Ciekawa jestem, co dalej, co może się zdarzyć po opowiedzianej historii. Jak się potoczą losy Petera Sullivana. Czy tak jak postaci Erica Dale’a, granego (znakomicie!) przez Stanleya Tucciego. Eric Dale do Petera Sullivana – można się domyślić, że to on zatrudnił w finansach młodego inżyniera od samolotów, absolwenta MIT – na początku historii mówi: „ostrożnie, uważaj!”. Można się spodziewać jakiegoś krwawego wątku, prób zniszczenia posiadacza Wielkiej Tajemnicy (że firmie grozi bankructwo). Nic z tych rzeczy. Thriller jest, owszem, ale bez broni, bez gróźb, bez przemocy. Wszyscy wiedzą, co do nich należy, jakie jest ich miejsce. Płacz czy delikatny bunt niczego nie zmienią. Każdy może sobie żyć poza tym obszarem nadmuchiwania kolejnych finansowych baniek. To jest kara.

Chciałabym wśród tych niejednoznacznych postaci wymienić jeszcze troje graczy: Demi Moor wcielającej się w jedyną kobietę w tym towarzystwie, twardą jak stal, jednocześnie manipulującą ludźmi, jak i dającą się manipulować Sarah Robertson; Simona Bakera jako Jareda Cohena, pozornie skretyniałego bon vivanta, a naprawdę tego, który gra twardo i, co ważniejsze, skutecznie; Paula Bettany’ego w roli niejednoznacznego obserwatora bardziej niż gracza, ale także cynicznego Willa Emersona.
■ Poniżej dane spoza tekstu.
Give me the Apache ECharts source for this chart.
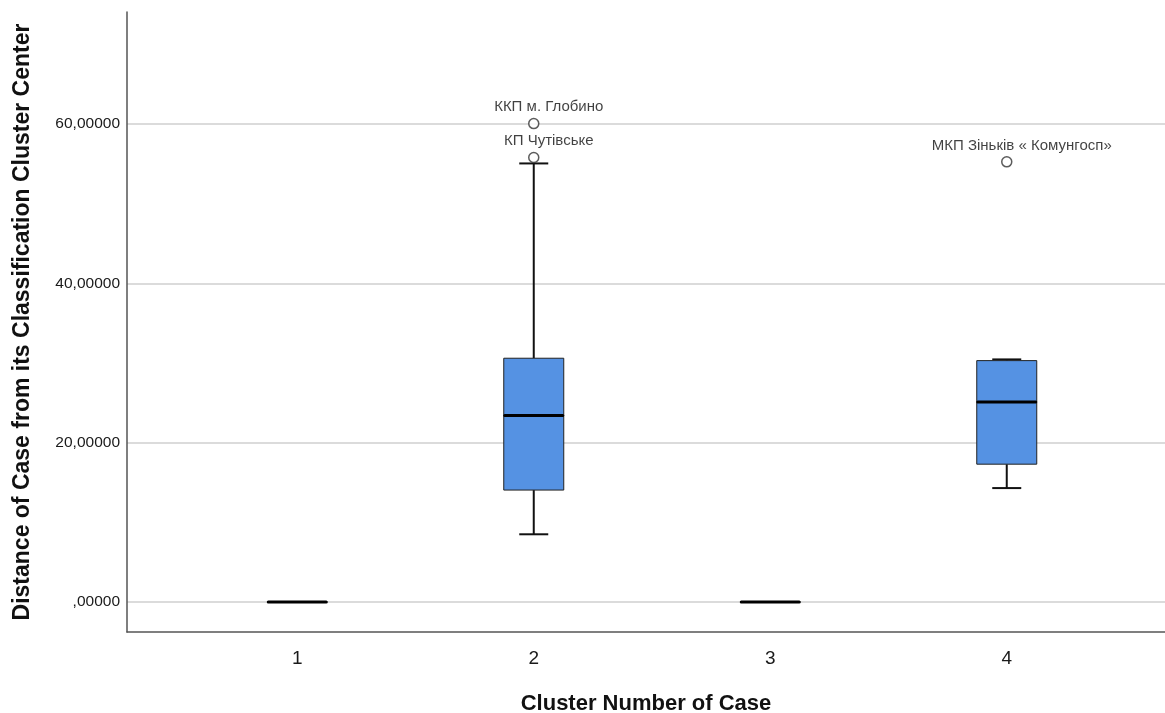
<!DOCTYPE html>
<html><head><meta charset="utf-8">
<script src="https://cdn.jsdelivr.net/npm/echarts@6/dist/echarts.min.js"></script>
<style>html,body{margin:0;padding:0;background:#fff}#c{width:1165px;height:713px}</style>
</head><body><div id="c"></div>
<script>
const categories = ['1', '2', '3', '4'];
// [min, Q1, median, Q3, max]
const boxValues = [
  [0, 0, 0, 0, 0],
  [8.5, 14.05, 23.4, 30.6, 55.05],
  [0, 0, 0, 0, 0],
  [14.3, 17.3, 25.1, 30.3, 30.45]
];
const outlierCategory = [1, 1, 3];
const outlierValues = [60.05, 55.8, 55.25];
const outlierNames = ['ККП м. Глобино', 'КП Чутівське', 'МКП Зіньків « Комунгосп»'];
const yTicks = [0, 20, 40, 60];

const fontFam = '"Liberation Sans", Arial, sans-serif';
const chart = echarts.init(document.getElementById('c'));

const boxData = boxValues.map((v, i) => [i].concat(v));
const outData = outlierValues.map((v, i) => ({ value: [outlierCategory[i], v], name: outlierNames[i] }));

function renderBox(params, api) {
  const idx = api.value(0);
  const pMin = api.coord([idx, api.value(1)]);
  const pQ1 = api.coord([idx, api.value(2)]);
  const pMed = api.coord([idx, api.value(3)]);
  const pQ3 = api.coord([idx, api.value(4)]);
  const pMax = api.coord([idx, api.value(5)]);
  const x = pMed[0];
  const bw = 60, cw = 29;
  const children = [];
  const wStyle = { stroke: '#111', lineWidth: 2 };
  if (pMax[1] < pQ3[1]) {
    children.push({ type: 'line', shape: { x1: x, y1: pQ3[1], x2: x, y2: pMax[1] }, style: wStyle });
  }
  children.push({ type: 'line', shape: { x1: x - cw / 2, y1: pMax[1], x2: x + cw / 2, y2: pMax[1] }, style: wStyle });
  if (pMin[1] > pQ1[1]) {
    children.push({ type: 'line', shape: { x1: x, y1: pQ1[1], x2: x, y2: pMin[1] }, style: wStyle });
  }
  children.push({ type: 'line', shape: { x1: x - cw / 2, y1: pMin[1], x2: x + cw / 2, y2: pMin[1] }, style: wStyle });
  children.push({ type: 'rect', shape: { x: x - bw / 2, y: pQ3[1], width: bw, height: pQ1[1] - pQ3[1] },
    style: { fill: '#5592e3', stroke: '#222', lineWidth: 1 } });
  children.push({ type: 'line', shape: { x1: x - bw / 2 + 1, y1: pMed[1], x2: x + bw / 2 - 1, y2: pMed[1] },
    style: { stroke: '#000', lineWidth: 3, lineCap: 'round' } });
  return { type: 'group', children };
}

chart.setOption({
  animation: false,
  grid: [
    { left: 127, right: 0, top: 12, bottom: 81, outerBoundsMode: 'none', containLabel: false },
    { left: 127, right: 0, top: 124, bottom: 111, outerBoundsMode: 'none', containLabel: false },
    { left: 179, right: 40, top: 124, bottom: 111, outerBoundsMode: 'none', containLabel: false }
  ],
  xAxis: [
    { gridIndex: 0, type: 'value', min: 0, max: 1,
      axisLine: { show: true, lineStyle: { color: '#555', width: 1.5 } },
      axisTick: { show: false }, axisLabel: { show: false }, splitLine: { show: false },
      name: 'Cluster Number of Case', nameLocation: 'middle', nameGap: 61,
      nameTextStyle: { fontFamily: fontFam, fontWeight: 'bold', fontSize: 22, color: '#111' } },
    { gridIndex: 1, type: 'value', min: 0, max: 1, show: false },
    { gridIndex: 2, type: 'category', data: categories,
      axisLine: { show: false }, axisTick: { show: false }, splitLine: { show: false },
      axisLabel: { margin: 47, fontFamily: fontFam, fontSize: 19, color: '#1a1a1a' } }
  ],
  yAxis: [
    { gridIndex: 0, type: 'value', min: 0, max: 1,
      axisLine: { show: true, lineStyle: { color: '#555', width: 1.5 } },
      axisTick: { show: false }, axisLabel: { show: false }, splitLine: { show: false },
      name: 'Distance of Case from its Classification Cluster Center', nameLocation: 'middle', nameGap: 93,
      nameTextStyle: { fontFamily: fontFam, fontWeight: 'bold', fontSize: 23, color: '#111' } },
    { gridIndex: 1, type: 'value', min: yTicks[0], max: yTicks[yTicks.length - 1], interval: 20,
      axisLine: { show: false }, axisTick: { show: false },
      axisLabel: { margin: 7, fontFamily: fontFam, fontSize: 15.5, color: '#1a1a1a',
        formatter: v => v === 0 ? ',00000' : v.toFixed(5).replace('.', ',') },
      splitLine: { show: true, lineStyle: { color: '#cfcfcf', width: 1.5 } } },
    { gridIndex: 2, type: 'value', min: yTicks[0], max: yTicks[yTicks.length - 1], show: false }
  ],
  series: [
    { type: 'custom', xAxisIndex: 2, yAxisIndex: 2, data: boxData, renderItem: renderBox, clip: false, z: 3 },
    { type: 'scatter', xAxisIndex: 2, yAxisIndex: 2, data: outData, clip: false, z: 4,
      symbol: 'circle', symbolSize: 10,
      itemStyle: { color: '#fff', borderColor: '#333', borderWidth: 1.5 },
      label: { show: true, position: 'top', distance: 3, offset: [15, 0], formatter: p => p.name,
        fontFamily: fontFam, fontSize: 15, color: '#111' } }
  ]
});
</script></body></html>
A co z kulinariami? Ponieważ akcja filmu toczy się podczas jednej nocy i kawałków dnia, jedzenie się pojawia. Raz w postaci śniadania (jajecznica i owoce; po co te owoce, pyta jeden z bohaterów), drugi raz w postaci lunchu spożywanego w eleganckiej sali dla VIP-ów ) przez Johna Tulda. Przy stole rozwiązuje krzyżówkę, coś tam skubie z talerza (mała porcja, nie widać, co je), popijając eleganckim zapewne czerwonym winem (etykieta nie do odczytania). Na ekranie pojawiają się jeszcze: kawa z papierowego kubka, whiskey ze szklanki i butelki skrytej w papierowej torebce. Podobnymi rekwizytami jak te produkty są „inni ludzie”. Ci spoza obszaru dzielenia się  forsą, a potem skutkami jej nadmuchiwania. Z tancerki baru dla panów pokazane są tylko nogi, widzimy też plecy barmana. W budynku firmy pojawiają się tylko sprzątacze. Poruszająca jest scena w windzie. Jako tło dla ostatecznej rozgrywki między Jaredem a Sarah, a może jako kontrapunkt, stoi pani sprzątająca z wózkiem pełnym detergentów. Jeszcze jeden kadr zwrócił moją uwagę: scena na ruchomych schodach przypomniała mi rozległy budynek fundacji Parallax z „Syndykatu zbrodni”. Czy żyjemy w lepszych czasach, bo już nie ma potrzeby strzelania, aby eliminować niewygodnych? Dzisiaj się nie zatrudnia killerów, niepotrzebnych ludzi wystarczy odstawiać od posad, od wypływów, od kasy. Wystarczy nie dawać im okazji do sprzedawania się. I System dalej się kręci.